Kampf gegen den Verkehrskollaps, 1873

Franz Alt, Wien, Weltausstellung 1873

Die folgende Karte zeigt sehr schön, dass für die Planer der Wiener Weltausstellung 1873 (1. Mai – 2. November) das Thema Verkehr ein durchaus brennendes war. Kaum verwunderlich: Der 1871 als Generaldirektor eingesetzte Wilhelm von Schwarz-Senborn – sein heftig umstrittener Führungsstil wurde als autoritär gebrandmarkt, doch der Freiherr erwarb sich als bedeutender Förderer der österreichischen Fotografie sowie als engagierter Volksbildner auch besondere Meriten (ehe er nach einem turbulenten Leben 1903 in geistiger Umnachtung verstarb) -, Schwarz-Senborn also hoffte bekanntlich auf rund 20 Millionen Besucher. Während daher etwa ein großer Platz an der Hauptallee sowie ein Teil der Jesuitenwiese Transportmitteln wie Kutschen etc. zugewiesen wurde (»Wagen-Aufstellung«), führte eine neu konzipierte Linie der Pferdebahn über die Rotundenbrücke [Foto, ca. 1873] durch die Rustenschacherallee zum Ausstellungsgelände.

Plan der Wiener Weltausstellung (Ausschnitt); Carl Gerold & Sohn, 1873

Selbstverständlich – wir befinden uns ja in Wien – gab es im Vorfeld nicht unwesentliche Hürden zu überwinden. Am 1. März 1873, exakt zwei Monate vor der geplanten Eröffnung der Exposition, informierte die Wiener Weltausstellungs-Zeitung ihre besorgten Leser schließlich über den neuesten Stand der Dinge:

Die erste Weltausstellungslinie der Tramway Radetzkybrücke – Radetzkystraße – Sophienbrücke wird heute, Samstag, eröffnet werden, vorläufig allerdings nur bis zur Sophienbrücke. Die Vollendung bis zur Pratergürtelstraße, längs welcher die Geleise auch schon gelegt sind, wird Ende März erfolgen. Die Herstellung der Verbindung von der Sophienbrücke zur Schüttelstraße und zum Prater, deren Mangel wir jüngst rügten, wird nunmehr eifrigst betrieben. Der Magistratsreferent, Rat Lekisch, hat sich an die Donau-Regulierungs-Kommission mit der dringenden Bitte gewendet, die Anschüttung schleunigst zu besorgen. Die Donau-Regulierungs-Kommission hat deshalb angeordnet, dass vom 1. März angefangen täglich 80 Kubik-Klaster Baggerungsmaterial zugeführt werden, sodass bis 20. März die Anschüttung vollendet sein kann. Wenn das Wetter sich günstig gestaltet, wird die Dampfwalze hier sofort in Tätigkeit gesetzt werden und die Pflasterung schleunigst erfolgen, mit der gleichzeitig die Verbindung der Tramwaygeleise vor sich gehen wird, sodass längstens Anfangs April der Verkehr über die Sophienbrücke zum Weltausstellungsplatz ermöglicht sein wird. [Link zu Originaltext auf anno.onb.ac.at]

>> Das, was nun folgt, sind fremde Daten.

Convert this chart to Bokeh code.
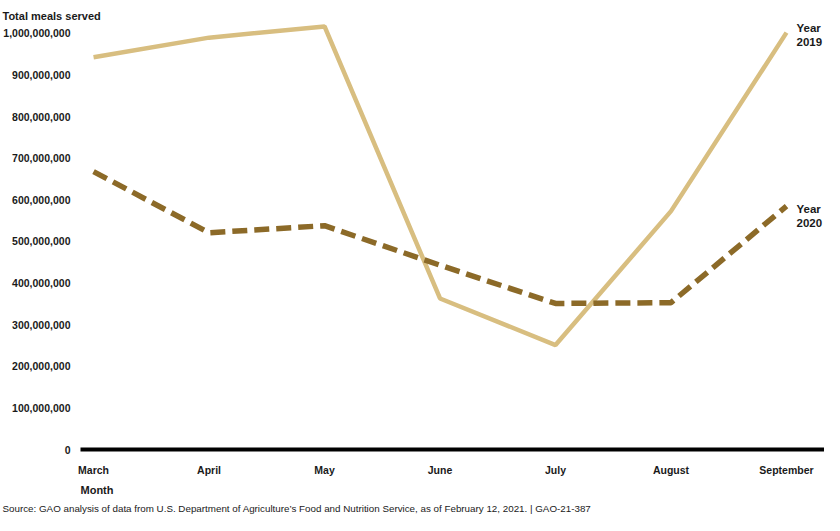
from bokeh.plotting import figure
from bokeh.models import FixedTicker, NumeralTickFormatter, Label, Range1d, Title
from bokeh.embed import file_html
from bokeh.resources import INLINE

months = ["March", "April", "May", "June", "July", "August", "September"]
meals_2019 = [943e6, 990e6, 1017e6, 363e6, 251e6, 573e6, 1002e6]
meals_2020 = [668e6, 521e6, 538e6, 443e6, 351e6, 353e6, 585e6]
y_ticks = [0, 1e8, 2e8, 3e8, 4e8, 5e8, 6e8, 7e8, 8e8, 9e8, 1e9]

FONT = "Liberation Sans"
C2019 = "#D8BE80"
C2020 = "#8C6A28"
TXT = "#1a1a1a"

x = list(range(len(months)))

p = figure(width=824, height=515, output_backend="svg", toolbar_location=None,
           x_range=Range1d(-0.113, 6.329), y_range=Range1d(0, 1.024e9),
           min_border_left=76, min_border_right=0, min_border_top=23, min_border_bottom=0)
p.outline_line_color = None
p.grid.visible = False
p.background_fill_color = "white"
p.border_fill_color = "white"

p.line(x, meals_2019, line_color=C2019, line_width=4.5)
p.line(x, meals_2020, line_color=C2020, line_width=5.5, line_dash="15 7")

# title (y axis caption)
p.title.text = "Total meals served"
p.title.align = "left"
p.title.offset = -78
p.title.text_font = FONT
p.title.text_font_size = "11px"
p.title.text_font_style = "bold"
p.title.text_color = TXT
p.title.standoff = 4

# x axis
xa = p.xaxis[0]
xa.ticker = FixedTicker(ticks=x)
xa.major_label_overrides = {i: m for i, m in enumerate(months)}
xa.axis_line_color = "black"
xa.axis_line_width = 4
xa.major_tick_line_color = None
xa.minor_tick_line_color = None
xa.major_label_standoff = 8
xa.major_label_text_font = FONT
xa.major_label_text_font_style = "bold"
xa.major_label_text_font_size = "10.5px"
xa.major_label_text_color = TXT

# y axis
ya = p.yaxis[0]
ya.ticker = FixedTicker(ticks=y_ticks)
ya.formatter = NumeralTickFormatter(format="0,0")
ya.axis_line_color = None
ya.major_tick_line_color = None
ya.minor_tick_line_color = None
ya.major_label_standoff = 4
ya.major_label_text_font = FONT
ya.major_label_text_font_style = "bold"
ya.major_label_text_font_size = "10.5px"
ya.major_label_text_color = TXT

p.add_layout(Title(text="Month", align="left", offset=0, standoff=6,
                   text_font=FONT, text_font_size="11px", text_font_style="bold",
                   text_color=TXT), "below")
p.add_layout(Title(text="Source: GAO analysis of data from U.S. Department of Agriculture\u2019s Food and Nutrition Service, as of February 12, 2021.  |  GAO-21-387",
                   align="left", offset=-78, standoff=4,
                   text_font=FONT, text_font_size="9.8px", text_font_style="normal",
                   text_color=TXT), "below")

def lab(text, xx, yy):
    p.add_layout(Label(text=text, x=xx, y=yy, x_units="data", y_units="data",
                       x_offset=10,
                       text_font=FONT, text_font_size="11.5px",
                       text_font_style="bold",
                       text_color=TXT, text_align="left", text_baseline="middle"))

lab("Year", 6, 1012e6)
lab("2019", 6, 979e6)
lab("Year", 6, 578e6)
lab("2020", 6, 545e6)

open("out.html", "w").write(file_html(p, INLINE))
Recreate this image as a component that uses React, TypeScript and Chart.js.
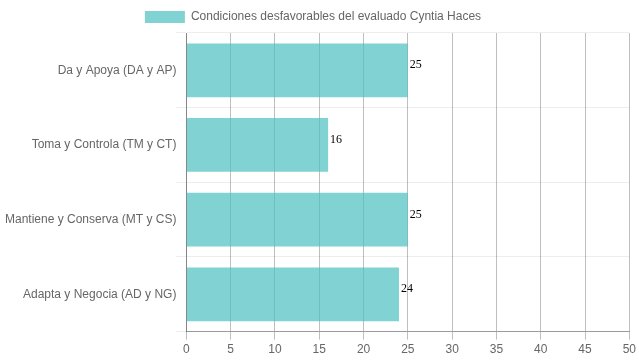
import React, { useEffect, useRef } from "react";
import { Chart, registerables } from "chart.js";

Chart.register(...registerables);

const categories = [
  "Da y Apoya (DA y AP)",
  "Toma y Controla (TM y CT)",
  "Mantiene y Conserva (MT y CS)",
  "Adapta y Negocia (AD y NG)",
];
const values = [25, 16, 25, 24];
const seriesLabel = "Condiciones desfavorables del evaluado Cyntia Haces";

const valueLabels = {
  id: "valueLabels",
  afterDatasetsDraw(chart: any) {
    const ctx = chart.ctx;
    ctx.save();
    ctx.font = "12px 'Liberation Serif', 'DejaVu Serif', serif";
    ctx.fillStyle = "#000";
    ctx.textAlign = "left";
    ctx.textBaseline = "bottom";
    const meta = chart.getDatasetMeta(0);
    meta.data.forEach((bar: any, i: number) => {
      ctx.fillText(String(chart.data.datasets[0].data[i]), bar.x + 2, bar.y + 1);
    });
    ctx.restore();
  },
};

const shiftLegend = {
  id: "shiftLegend",
  afterLayout(chart: any) {
    if (chart.legend) {
      chart.legend.left -= 8;
      chart.legend.right -= 8;
    }
  },
};

export default function App() {
  const ref = useRef<HTMLCanvasElement>(null);
  useEffect(() => {
    document.body.style.margin = "0";
    const font = { family: "'Liberation Sans', Arial, Helvetica, sans-serif", size: 12 };
    const chart = new Chart(ref.current!, {
      type: "bar",
      data: {
        labels: categories,
        datasets: [
          {
            label: seriesLabel,
            data: values,
            backgroundColor: "rgba(75,192,192,0.7)",
            borderColor: "rgba(75,192,192,0.7)",
            borderWidth: 0,
          },
        ],
      },
      options: {
        indexAxis: "y",
        animation: false,
        responsive: false,
        maintainAspectRatio: false,
        layout: { padding: { left: 5, right: 2, top: 1, bottom: 0 } },
        plugins: {
          legend: {
            position: "top",
            labels: { font, color: "#666", boxWidth: 40, boxHeight: 12 },
          },
          tooltip: { enabled: false },
        },
        scales: {
          x: {
            min: 0,
            max: 50,
            ticks: { stepSize: 5, font, color: "#666" },
            grid: { color: "rgba(0,0,0,0.25)", tickLength: 8 },
            border: { color: "rgba(0,0,0,0.35)" },
          },
          y: {
            ticks: { font, color: "#666", padding: 0 },
            grid: { color: "rgba(0,0,0,0.07)", offset: true, tickLength: 10 },
            border: { color: "rgba(0,0,0,0.3)" },
          },
        },
      },
      plugins: [valueLabels, shiftLegend],
    } as any);
    return () => chart.destroy();
  }, []);
  return (
    <div style={{ width: 639, height: 360 }}>
      <canvas ref={ref} width={639} height={360} style={{ display: "block" }} />
    </div>
  );
}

Hoffnungsfrohe Zeilen, die den optimistischen Fortschrittsglauben der Gründerzeit durchaus widerspiegeln. Und tatsächlich wurde wenig später von Seiten der Wiener Tramway-Gesellschaft erleichtert Entwarnung gegeben. Wie geplant waren am 1. Mai nun drei neue Linien der Pferdebahn Richtung Prater im Einsatz: Zusätzlich zur Strecke durch die Rustenschacherallee zum Rondeau (Hauptallee/Stadionallee) war überdies eine Abzweigung von der Lassallestraße (Venediger Au) durch die Ausstellungsstraße zur Lagerhausstraße eröffnet worden sowie eine Verbindung von der Nussdorfer Straße zum Praterstern. Schon bald würde sich jedoch herausstellen, dass ein drohender Verkehrskollaps zu den geringsten Problemen von Schwarz-Senborn und seinen Mitstreitern zählte sollte: Lediglich 7,2 Millionen Besucher hatten am Ende ihren Weg zur mächtigen Rotunde gefunden, das Defizit der durch Börsenkrach und Cholera-Epidemie schwer beeinträchtigten Ausstellung betrug erschreckende 14.866.921 Gulden.